Part of a data file:
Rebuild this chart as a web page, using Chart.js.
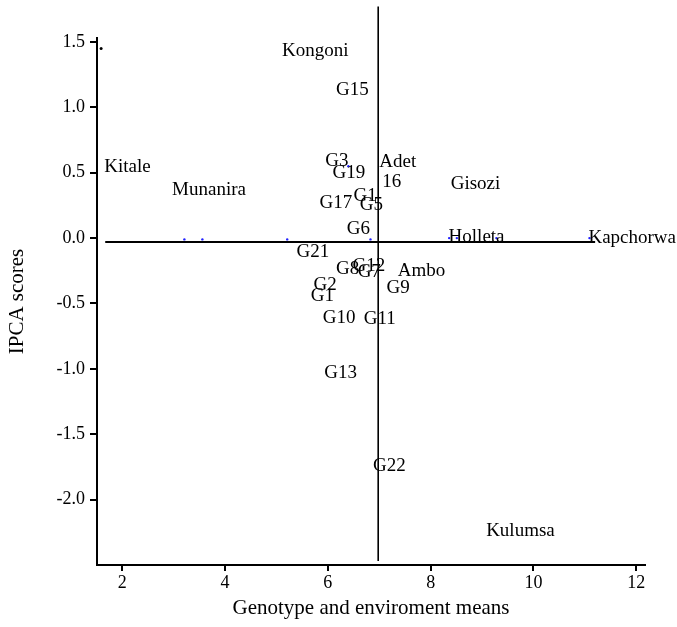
<!DOCTYPE html>
<html>
<head>
<meta charset="utf-8">
<script src="https://cdn.jsdelivr.net/npm/chart.js@4"></script>
<style>
  html, body { margin: 0; padding: 0; background: #fff; }
  canvas { display: block; }
</style>
</head>
<body>
<canvas id="biplot" width="677" height="627"></canvas>
<script>
// tick labels
const xTicks = [2, 4, 6, 8, 10, 12];
const yTicks = [1.5, 1.0, 0.5, 0.0, -0.5, -1.0, -1.5, -2.0];

// genotype / environment labels (mean, IPCA score)
const labelNames = ['Kongoni', 'G15', 'Kitale', 'Munanira', 'G3', 'G19', 'Adet', '16', 'Gisozi',
  'G1', 'G17', 'G5', 'G6', 'Holleta', 'Kapchorwa', 'G21', 'G8', 'G12', 'G7', 'Ambo', 'G9',
  'G2', 'G1', 'G10', 'G11', 'G13', 'G22', 'Kulumsa'];
const labelX = [5.11, 6.16, 1.65, 2.97, 5.95, 6.09, 7.00, 7.06, 8.39,
  6.50, 5.84, 6.62, 6.37, 8.35, 11.07, 5.39, 6.16, 6.48, 6.58, 7.36, 7.14,
  5.72, 5.67, 5.90, 6.70, 5.93, 6.88, 9.08];
const labelY = [1.43, 1.13, 0.54, 0.37, 0.59, 0.50, 0.58, 0.43, 0.41,
  0.32, 0.27, 0.25, 0.07, 0.01, 0.00, -0.11, -0.24, -0.21, -0.26, -0.25, -0.38,
  -0.36, -0.44, -0.61, -0.62, -1.03, -1.74, -2.24];

// small blue markers
const dotX = [3.21, 3.56, 5.21, 6.83, 6.40, 8.36, 8.51, 9.28, 11.09];
const dotY = [-0.01, -0.01, -0.01, -0.01, 0.55, 0.0, 0.0, 0.0, 0.0];

// reference lines (grand mean and zero IPCA)
const hLineX = [1.67, 11.2];
const hLineY = -0.03;
const vLineX = 6.98;
const vLineY = [1.77, -2.47];

const stray = { x: 1.59, y: 1.45 };

const serif = "'Liberation Serif', 'Times New Roman', serif";

const pointLabels = {
  id: 'pointLabels',
  afterDatasetsDraw(chart) {
    const { ctx, scales } = chart;
    ctx.save();
    ctx.font = '19px ' + serif;
    ctx.fillStyle = '#000';
    ctx.textAlign = 'left';
    ctx.textBaseline = 'middle';
    labelNames.forEach((name, i) => {
      ctx.fillText(name, scales.x.getPixelForValue(labelX[i]), scales.y.getPixelForValue(labelY[i]));
    });
    ctx.restore();
  }
};

const ctx = document.getElementById('biplot').getContext('2d');

new Chart(ctx, {
  type: 'scatter',
  data: {
    datasets: [
      {
        type: 'line',
        data: hLineX.map(x => ({ x, y: hLineY })),
        borderColor: '#000',
        borderWidth: 2,
        pointRadius: 0
      },
      {
        type: 'line',
        data: vLineY.map(y => ({ x: vLineX, y })),
        borderColor: '#000',
        borderWidth: 1.6,
        pointRadius: 0,
        clip: false
      },
      {
        data: dotX.map((x, i) => ({ x, y: dotY[i] })),
        backgroundColor: '#2020ff',
        borderWidth: 0,
        pointRadius: 1.2
      },
      {
        data: [stray],
        backgroundColor: '#000',
        borderWidth: 0,
        pointRadius: 1.5
      }
    ]
  },
  options: {
    responsive: false,
    animation: false,
    devicePixelRatio: 1,
    layout: { padding: { top: 38, right: 32, bottom: 0, left: 0 } },
    plugins: {
      legend: { display: false },
      tooltip: { enabled: false }
    },
    scales: {
      x: {
        type: 'linear',
        min: 1.51,
        max: 12.17,
        afterBuildTicks: scale => { scale.ticks = xTicks.map(v => ({ value: v })); },
        afterFit: scale => { scale.height = 62; },
        border: { display: true, color: '#000', width: 2 },
        grid: { drawOnChartArea: false, drawTicks: true, color: '#000', lineWidth: 2, tickLength: 6 },
        ticks: {
          color: '#000',
          padding: 1,
          font: { family: serif, size: 18 },
          callback: v => String(v)
        },
        title: {
          display: true,
          text: 'Genotype and enviroment means',
          color: '#000',
          font: { family: serif, size: 21 },
          padding: { top: 0, bottom: 6 }
        }
      },
      y: {
        type: 'linear',
        min: -2.5,
        max: 1.53,
        afterBuildTicks: scale => { scale.ticks = yTicks.map(v => ({ value: v })); },
        afterFit: scale => { scale.width = 97; },
        border: { display: true, color: '#000', width: 2 },
        grid: { drawOnChartArea: false, drawTicks: true, color: '#000', lineWidth: 2, tickLength: 7 },
        ticks: {
          color: '#000',
          padding: 5,
          font: { family: serif, size: 18 },
          callback: v => v.toFixed(1)
        },
        title: {
          display: true,
          text: 'IPCA scores',
          color: '#000',
          font: { family: serif, size: 21 },
          padding: { top: 5, bottom: 0 }
        }
      }
    }
  },
  plugins: [pointLabels]
});
</script>
</body>
</html>
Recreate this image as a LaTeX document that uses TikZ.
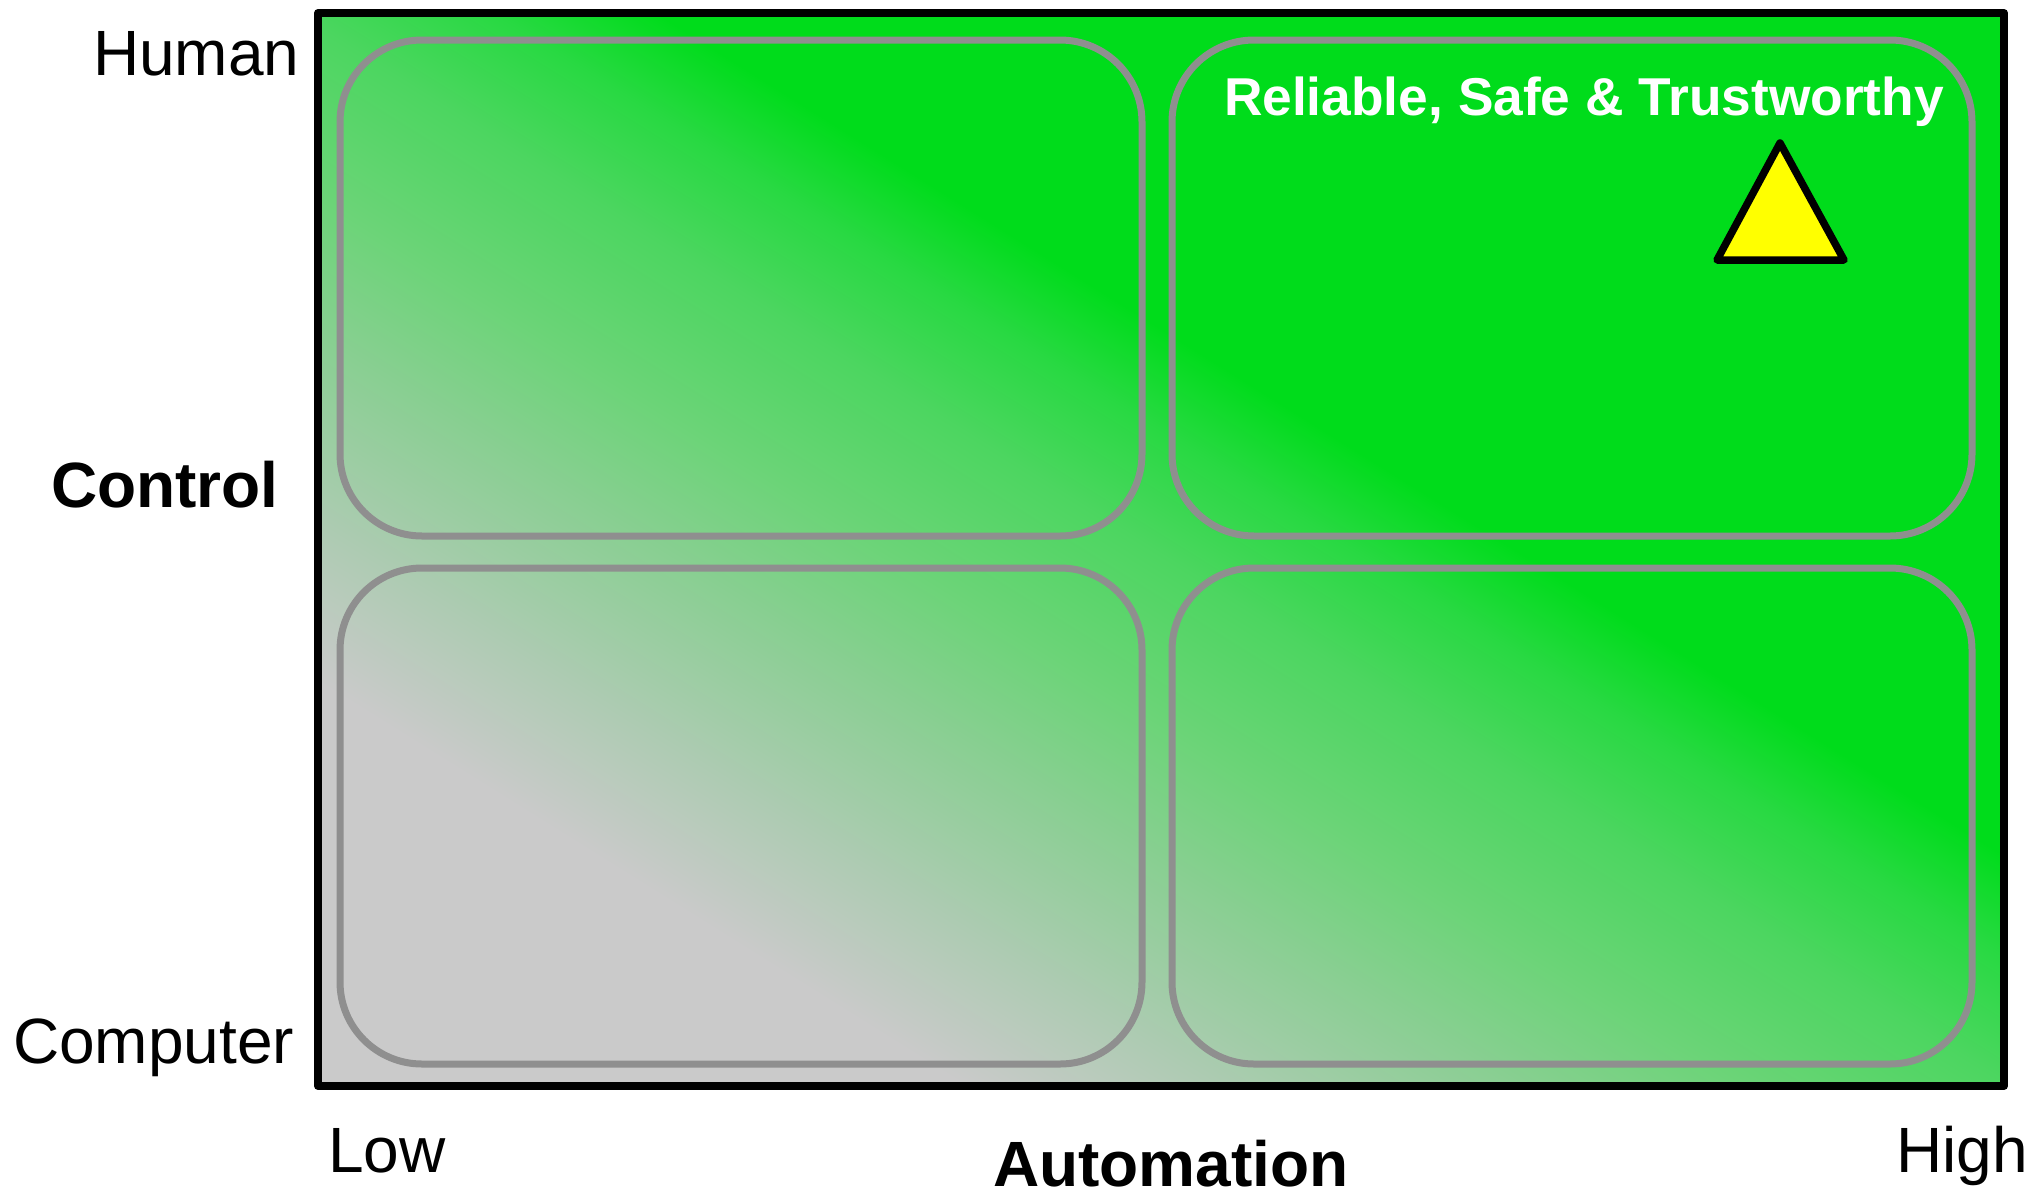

PROBLEM TO WORK ON: Transcribe exactly, with no pictures, the lines running from the first line of the material through the line holding "const yTicks = [1.5, 1.0, 0.5, 0.0, -0.5, -1.0, -1.5, -2.0];".

OUTPUT FOR THIS EXERCISE:
Rebuild this chart as a web page, using Chart.js.
<!DOCTYPE html>
<html>
<head>
<meta charset="utf-8">
<script src="https://cdn.jsdelivr.net/npm/chart.js@4"></script>
<style>
  html, body { margin: 0; padding: 0; background: #fff; }
  canvas { display: block; }
</style>
</head>
<body>
<canvas id="biplot" width="677" height="627"></canvas>
<script>
// tick labels
const xTicks = [2, 4, 6, 8, 10, 12];
const yTicks = [1.5, 1.0, 0.5, 0.0, -0.5, -1.0, -1.5, -2.0];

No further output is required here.